By Mike Miles
May 23rd, 2011 | Uncategorized
The Federal Long-Term Care Insurance Program is conducting an open season for enrollment that continues until June 24.
The program is always open for enrollment, but during the open season — only the second such opportunity since the program’s introduction in 2002 — active federal employees and their spouses or qualified domestic partners will circumvent the usual medical underwriting requirements in favor of an abbreviated underwriting process. This means that some applicants who would otherwise be declined coverage will be able to get into the program.
The open season raises the visibility of the Federal Long-Term Care Insurance Program and undoubtedly inspires many employees and annuitants to learn more about the program and consider enrolling. I consider the federal program to be the benchmark for long-term care insurance for eligible participants. This should be your default choice for insurance, and all other options should be carefully considered in comparison to this program.

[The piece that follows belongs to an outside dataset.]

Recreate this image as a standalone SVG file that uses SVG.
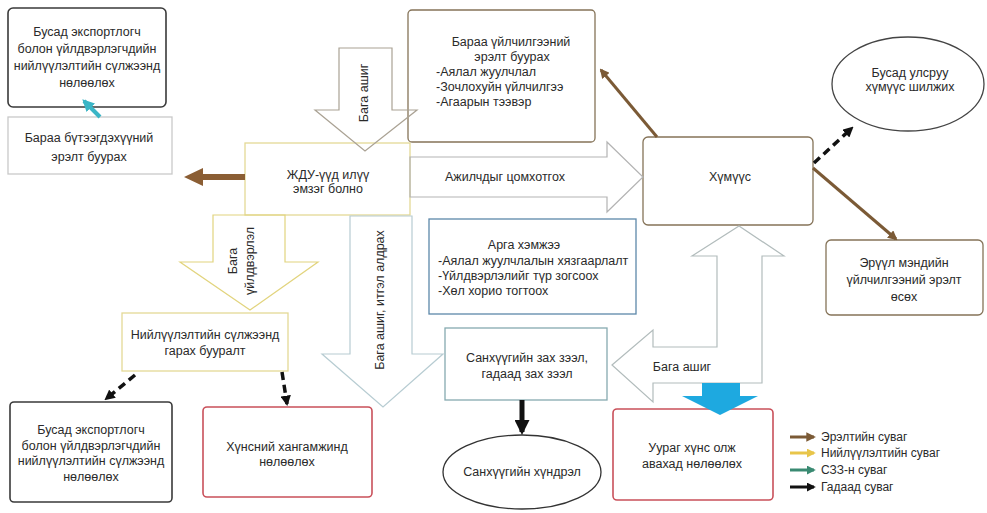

Whether you should buy long-term care insurance can be a difficult question to answer. It usually takes a rather rigorous financial analysis to determine and compare the costs and benefits of paying the insurance premiums against the costs and benefits of self-insuring. In many cases, the insurance can be ruled out as an option because it’s simply not affordable. Like traditional disability insurance, long-term care insurance is expensive — often costing thousands of dollars per year for meaningful coverage.
Additionally, the premiums are not guaranteed to remain level, and have gone up in the past, so allowing for large increases in future premiums is essential. The last thing you want to do is pay tens of thousands of dollars in premiums over the years, only to have the coverage become unaffordable when you’re most likely to need it. In fact, the instability in the long-term care insurance industry, including recent changes in the benefits and premiums for the federal program, raise serious questions about the viability of today’s long-term care insurance as a reliable solution over the long term.
As a financial analyst, I am still trying to determine how to rationally factor the risks inherent in owning long-term care insurance into the cost-benefit equation.
Once you have decided to buy long-term care insurance, you’ll be faced with the tricky task of deciding how much to buy. The ltcfeds.com website has introduced the Online Consultant Tool, an interactive presentation that promises to guide you in designing a personalized plan. This means configuring the benefit choices to meet your needs.
The tool falls short, however. While it clearly walks you through the benefit choices and provides some insight into each one’s utility, it doesn’t address the real issue: how you should configure the benefits to best address your needs.
Rather than relying on emotional responses and irrational biases, this insurance, like all insurance, should be configured to adequately reduce your exposure to risk at the lowest possible cost. Unfortunately, the consultant doesn’t provide you with enough information about the risk you face.
It is possible to use historical population usage data, medical history and life expectancy to estimate the probability of an individual spending a certain amount of money on long-term care during their lifetime. With this information, it is possible to determine how much insurance is required to reduce the probability of exhausting the policy’s benefits to a given level.
I estimate the risk target for long-term care insurance should be something in the 10 percent to 20 percent range. That is: Buy just enough insurance so that the probability of exhausting the policy’s benefits is between 10 percent and 20 percent.
I have been performing this analysis for clients for at least 10 years. Adding this capability to the Online Consultant Tool would enable it to fulfill its promise.
Jesse Slome Says:
May 24th, 2011 at 10:18 pm
You left out a most important point. Anyone who is in good health or those who are married should compare the cost of the Federal plan with private long-term care insurance. Discounts can make equal coverage less expensive for these two groups. In terms of how much to buy … but what you can afford comfortably. A 3-year policy with a Shared Care Option (available from most insurers) makes a lot of sense.